Snowboards come in several different styles, depending on the type of riding intended:
Freestyle: Generally shorter with moderate to soft flex. Freestyle snowboards have a mirror shovel at each end of the board.
Park/Jib (rails): Flexible and short to medium length, twin-tip shape with a twin flex and an outward stance to allow easy switch riding, and easy spinning, a wider stance, with the edges filed dull is used for skateboard-park like snowboard parks.
Freeride: Longer than freestyle and park boards. Moderate to stiff in flex and typically directional (versus twin-tip). Used from all-mountain to off-piste and backcountry riding, to ‘extreme’ big-mountain descents –
in various types of snow from groomed hard-packed snow to soft powdery snow.
Powder: Highly directional boards that typically have a rockered nose and tapered shape (wider tip than tail).
All-Mountain: Most common. A mix between freeride and freestyle boards. The ‘jack of all trades, master of none.’
Racing/Alpine: Long, narrow, rigid, and directional shape. Used for slalom and giant slalom races, these boards are designed to excel on groomed slopes.
Splitboard: A snowboard which splits in half lengthwise, and allows the bindings to be quickly connected to hinges aligning them longitudinally on the board, allowing the halves of the boards to function as cross country skis.
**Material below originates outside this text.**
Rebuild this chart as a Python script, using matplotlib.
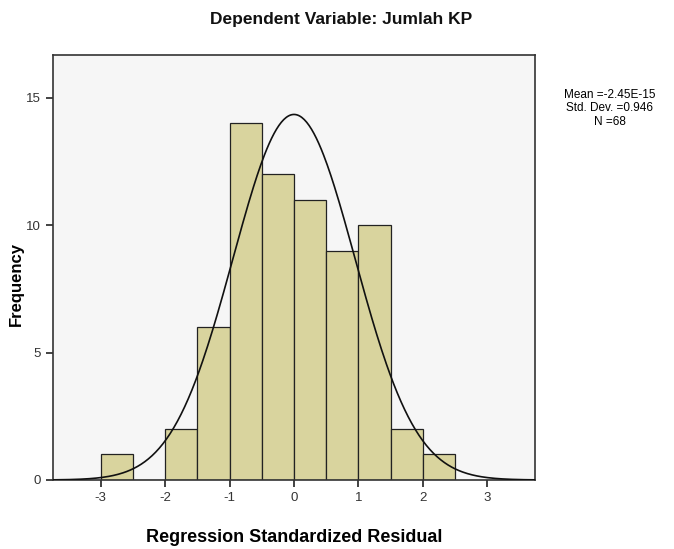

The highest recorded speed by a snowboarder is 201.907 km/h (125.459 mph) by Darren Powell (Australia) at Les Arcs, Savoie, France on 2 May 1999.

Snowboarders John Jackson (USA), Travis Rice (USA) and Mark Landvik (USA) set the record for the steepest run by a trio of snowboarders when they plummeted down a near vertical peak on the 3,000-foot Tordrillo Mountains, in Alaska, USA, in 2011. The three men, all professional snowboarders, reached speeds in excess of 80 mph during their descent.

The largest snowboard measured 10 m (32 ft 9.7 in) long and 2.15 m (7 ft) wide and was manufactured by Arnold Schindler and his team from Schindler and Scheibling AG in Flumserberg, Switzerland, on the 18 March 2007. In all, 27 people from Schindler and Scheibling AG were riding the large snowboard down the Flumseberg hill – it took them 200 hours to build.